JAKARTA, RAKYAT NEWS – The Indonesian government is reportedly considering a significant reduction in nickel ore production for 2025. According to sources, the plan aims to cut production by 44.85%, with an expected output of 150 million tons. This move is part of an effort to boost nickel prices and safeguard the country’s diminishing nickel reserves.

This decision comes in response to the growing oversupply of nickel in the global market. Indonesia, which produces more than 50% of the world’s nickel supply, has seen a surge in production over recent years. The country’s nickel output increased from 307,000 tons to 383,000 tons in the third quarter of 2024, contributing to a global surplus of 253,000 tons. This excess supply has led to a decline in nickel prices, prompting the government to consider reducing production.

Energy economics expert Yayan Satyaki, from the University of Padjadjaran, stated that the reduction in production could help address the price downturn by tightening supply. However, he also expressed concerns about the potential negative effects on Indonesia’s downstream nickel industry, which is a key focus of the country’s long-term economic strategy.

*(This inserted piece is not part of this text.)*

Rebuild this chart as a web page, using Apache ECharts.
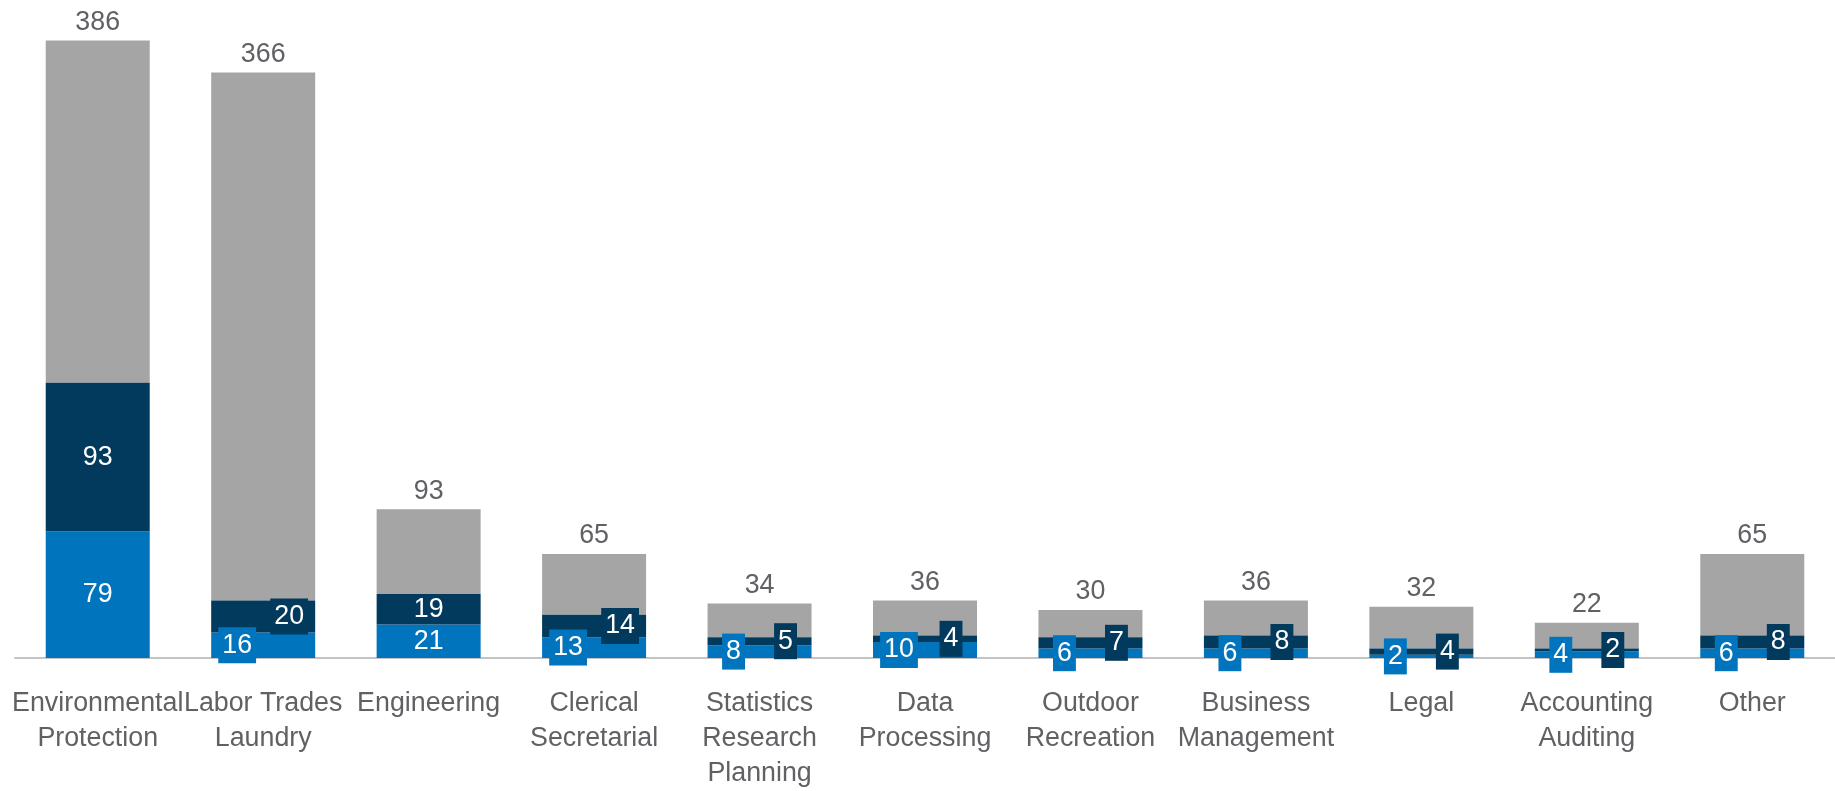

Yayan emphasized that Indonesia’s mining sector is highly extractive, meaning it primarily focuses on raw material extraction without generating significant added value. He cited data from Indonesia’s 2016 Input-Output Table, which revealed that the multiplier effect of nickel production is just 1.09. This means the nickel industry only adds a modest 9% value to downstream sectors, which is relatively low compared to other industries.

In contrast, the coal industry in Indonesia boasts a much higher multiplier effect of 1.949, indicating that coal production has a far greater economic impact on the country’s economy. Yayan argued that the ideal multiplier effect for any industry should be at least 2 or 3, in order to significantly benefit both intermediate and downstream industries.